**Material provided**:
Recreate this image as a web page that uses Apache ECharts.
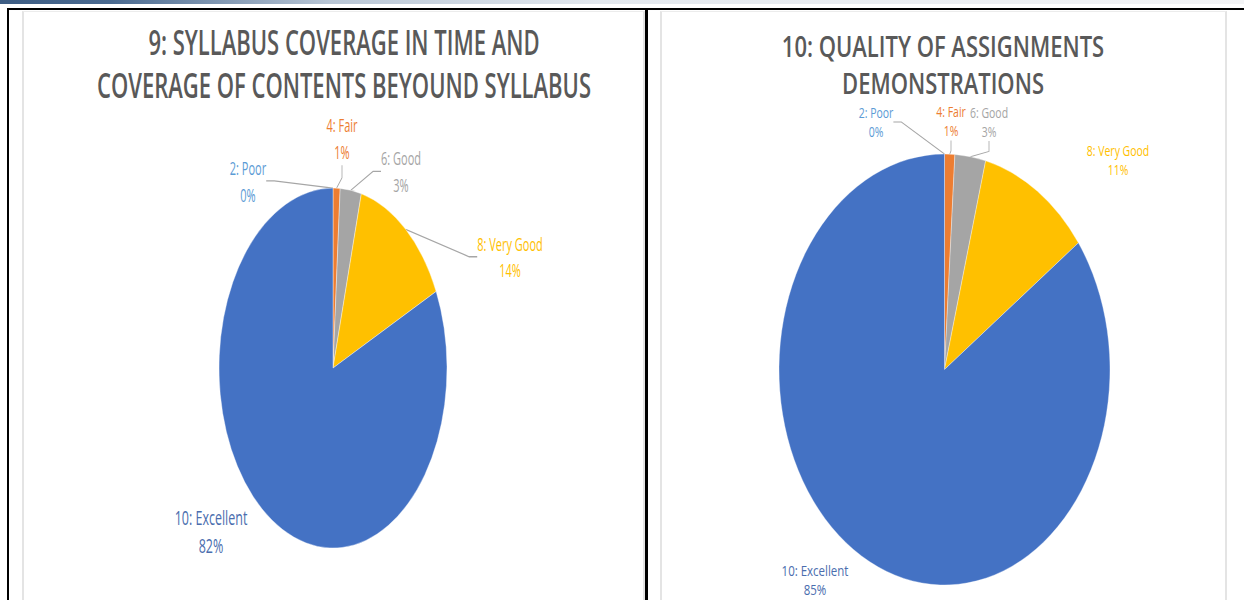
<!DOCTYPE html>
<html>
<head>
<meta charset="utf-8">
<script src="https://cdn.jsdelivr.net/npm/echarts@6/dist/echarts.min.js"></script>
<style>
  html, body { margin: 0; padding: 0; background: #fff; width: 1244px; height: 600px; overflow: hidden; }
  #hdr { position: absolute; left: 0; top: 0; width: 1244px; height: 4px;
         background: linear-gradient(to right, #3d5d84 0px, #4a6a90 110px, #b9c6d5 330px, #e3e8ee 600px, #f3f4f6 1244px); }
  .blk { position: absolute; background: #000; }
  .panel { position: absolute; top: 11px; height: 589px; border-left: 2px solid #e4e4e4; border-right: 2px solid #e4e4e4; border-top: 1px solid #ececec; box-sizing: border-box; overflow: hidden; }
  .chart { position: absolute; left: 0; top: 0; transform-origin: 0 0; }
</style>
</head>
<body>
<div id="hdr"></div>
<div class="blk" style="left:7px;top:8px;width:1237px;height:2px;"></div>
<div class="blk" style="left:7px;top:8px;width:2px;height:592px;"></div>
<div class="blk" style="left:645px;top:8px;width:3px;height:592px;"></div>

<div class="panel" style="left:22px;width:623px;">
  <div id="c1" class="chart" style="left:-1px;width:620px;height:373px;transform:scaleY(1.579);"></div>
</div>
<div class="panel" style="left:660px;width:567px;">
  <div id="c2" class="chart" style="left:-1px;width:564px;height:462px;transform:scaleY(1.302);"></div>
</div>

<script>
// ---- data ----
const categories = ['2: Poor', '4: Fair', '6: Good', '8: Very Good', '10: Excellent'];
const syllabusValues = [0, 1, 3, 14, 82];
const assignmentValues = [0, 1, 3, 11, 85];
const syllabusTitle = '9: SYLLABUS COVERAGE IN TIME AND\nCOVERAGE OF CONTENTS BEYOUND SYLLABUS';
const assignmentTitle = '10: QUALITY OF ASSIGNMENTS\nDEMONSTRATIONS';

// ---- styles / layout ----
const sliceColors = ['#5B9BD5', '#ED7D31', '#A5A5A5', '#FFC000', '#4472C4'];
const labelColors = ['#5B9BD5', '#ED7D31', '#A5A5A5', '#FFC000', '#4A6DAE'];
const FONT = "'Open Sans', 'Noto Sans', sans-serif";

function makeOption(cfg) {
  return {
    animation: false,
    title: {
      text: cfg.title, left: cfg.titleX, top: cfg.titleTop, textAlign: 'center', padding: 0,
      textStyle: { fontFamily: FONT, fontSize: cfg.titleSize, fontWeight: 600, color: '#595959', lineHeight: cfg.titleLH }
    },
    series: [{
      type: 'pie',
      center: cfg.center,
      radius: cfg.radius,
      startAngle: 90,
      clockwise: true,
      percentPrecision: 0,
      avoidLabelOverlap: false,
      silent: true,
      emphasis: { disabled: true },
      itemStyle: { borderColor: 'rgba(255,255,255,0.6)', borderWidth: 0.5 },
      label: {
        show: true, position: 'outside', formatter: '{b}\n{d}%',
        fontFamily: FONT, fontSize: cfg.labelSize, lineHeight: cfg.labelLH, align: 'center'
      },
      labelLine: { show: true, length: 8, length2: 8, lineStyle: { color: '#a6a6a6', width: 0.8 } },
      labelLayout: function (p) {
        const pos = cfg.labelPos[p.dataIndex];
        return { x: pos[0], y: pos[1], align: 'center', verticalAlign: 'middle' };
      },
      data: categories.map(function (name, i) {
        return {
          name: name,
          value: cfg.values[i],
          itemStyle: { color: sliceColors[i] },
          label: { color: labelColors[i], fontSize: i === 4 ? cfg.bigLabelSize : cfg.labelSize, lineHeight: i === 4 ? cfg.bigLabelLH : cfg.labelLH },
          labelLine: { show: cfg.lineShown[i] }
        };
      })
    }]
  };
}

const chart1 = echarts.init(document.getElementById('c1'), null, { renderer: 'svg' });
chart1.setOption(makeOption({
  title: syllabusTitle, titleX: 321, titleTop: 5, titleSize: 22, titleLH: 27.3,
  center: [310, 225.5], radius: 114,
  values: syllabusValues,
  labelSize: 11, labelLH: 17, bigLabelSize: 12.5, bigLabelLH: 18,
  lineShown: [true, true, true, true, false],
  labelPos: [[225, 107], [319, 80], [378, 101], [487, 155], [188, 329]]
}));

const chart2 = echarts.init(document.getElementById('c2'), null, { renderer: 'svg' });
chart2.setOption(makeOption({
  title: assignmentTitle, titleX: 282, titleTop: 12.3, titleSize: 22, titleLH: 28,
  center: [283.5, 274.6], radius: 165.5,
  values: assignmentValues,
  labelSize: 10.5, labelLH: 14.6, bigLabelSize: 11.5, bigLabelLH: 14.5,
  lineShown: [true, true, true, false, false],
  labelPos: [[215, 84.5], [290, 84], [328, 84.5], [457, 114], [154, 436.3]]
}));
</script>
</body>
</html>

**Set problem**:
Transcribe the full listing above exactly, with the images removed.

**Final answer**:
Recreate this image as a web page that uses Apache ECharts.
<!DOCTYPE html>
<html>
<head>
<meta charset="utf-8">
<script src="https://cdn.jsdelivr.net/npm/echarts@6/dist/echarts.min.js"></script>
<style>
  html, body { margin: 0; padding: 0; background: #fff; width: 1244px; height: 600px; overflow: hidden; }
  #hdr { position: absolute; left: 0; top: 0; width: 1244px; height: 4px;
         background: linear-gradient(to right, #3d5d84 0px, #4a6a90 110px, #b9c6d5 330px, #e3e8ee 600px, #f3f4f6 1244px); }
  .blk { position: absolute; background: #000; }
  .panel { position: absolute; top: 11px; height: 589px; border-left: 2px solid #e4e4e4; border-right: 2px solid #e4e4e4; border-top: 1px solid #ececec; box-sizing: border-box; overflow: hidden; }
  .chart { position: absolute; left: 0; top: 0; transform-origin: 0 0; }
</style>
</head>
<body>
<div id="hdr"></div>
<div class="blk" style="left:7px;top:8px;width:1237px;height:2px;"></div>
<div class="blk" style="left:7px;top:8px;width:2px;height:592px;"></div>
<div class="blk" style="left:645px;top:8px;width:3px;height:592px;"></div>

<div class="panel" style="left:22px;width:623px;">
  <div id="c1" class="chart" style="left:-1px;width:620px;height:373px;transform:scaleY(1.579);"></div>
</div>
<div class="panel" style="left:660px;width:567px;">
  <div id="c2" class="chart" style="left:-1px;width:564px;height:462px;transform:scaleY(1.302);"></div>
</div>

<script>
// ---- data ----
const categories = ['2: Poor', '4: Fair', '6: Good', '8: Very Good', '10: Excellent'];
const syllabusValues = [0, 1, 3, 14, 82];
const assignmentValues = [0, 1, 3, 11, 85];
const syllabusTitle = '9: SYLLABUS COVERAGE IN TIME AND\nCOVERAGE OF CONTENTS BEYOUND SYLLABUS';
const assignmentTitle = '10: QUALITY OF ASSIGNMENTS\nDEMONSTRATIONS';

// ---- styles / layout ----
const sliceColors = ['#5B9BD5', '#ED7D31', '#A5A5A5', '#FFC000', '#4472C4'];
const labelColors = ['#5B9BD5', '#ED7D31', '#A5A5A5', '#FFC000', '#4A6DAE'];
const FONT = "'Open Sans', 'Noto Sans', sans-serif";

function makeOption(cfg) {
  return {
    animation: false,
    title: {
      text: cfg.title, left: cfg.titleX, top: cfg.titleTop, textAlign: 'center', padding: 0,
      textStyle: { fontFamily: FONT, fontSize: cfg.titleSize, fontWeight: 600, color: '#595959', lineHeight: cfg.titleLH }
    },
    series: [{
      type: 'pie',
      center: cfg.center,
      radius: cfg.radius,
      startAngle: 90,
      clockwise: true,
      percentPrecision: 0,
      avoidLabelOverlap: false,
      silent: true,
      emphasis: { disabled: true },
      itemStyle: { borderColor: 'rgba(255,255,255,0.6)', borderWidth: 0.5 },
      label: {
        show: true, position: 'outside', formatter: '{b}\n{d}%',
        fontFamily: FONT, fontSize: cfg.labelSize, lineHeight: cfg.labelLH, align: 'center'
      },
      labelLine: { show: true, length: 8, length2: 8, lineStyle: { color: '#a6a6a6', width: 0.8 } },
      labelLayout: function (p) {
        const pos = cfg.labelPos[p.dataIndex];
        return { x: pos[0], y: pos[1], align: 'center', verticalAlign: 'middle' };
      },
      data: categories.map(function (name, i) {
        return {
          name: name,
          value: cfg.values[i],
          itemStyle: { color: sliceColors[i] },
          label: { color: labelColors[i], fontSize: i === 4 ? cfg.bigLabelSize : cfg.labelSize, lineHeight: i === 4 ? cfg.bigLabelLH : cfg.labelLH },
          labelLine: { show: cfg.lineShown[i] }
        };
      })
    }]
  };
}

const chart1 = echarts.init(document.getElementById('c1'), null, { renderer: 'svg' });
chart1.setOption(makeOption({
  title: syllabusTitle, titleX: 321, titleTop: 5, titleSize: 22, titleLH: 27.3,
  center: [310, 225.5], radius: 114,
  values: syllabusValues,
  labelSize: 11, labelLH: 17, bigLabelSize: 12.5, bigLabelLH: 18,
  lineShown: [true, true, true, true, false],
  labelPos: [[225, 107], [319, 80], [378, 101], [487, 155], [188, 329]]
}));

const chart2 = echarts.init(document.getElementById('c2'), null, { renderer: 'svg' });
chart2.setOption(makeOption({
  title: assignmentTitle, titleX: 282, titleTop: 12.3, titleSize: 22, titleLH: 28,
  center: [283.5, 274.6], radius: 165.5,
  values: assignmentValues,
  labelSize: 10.5, labelLH: 14.6, bigLabelSize: 11.5, bigLabelLH: 14.5,
  lineShown: [true, true, true, false, false],
  labelPos: [[215, 84.5], [290, 84], [328, 84.5], [457, 114], [154, 436.3]]
}));
</script>
</body>
</html>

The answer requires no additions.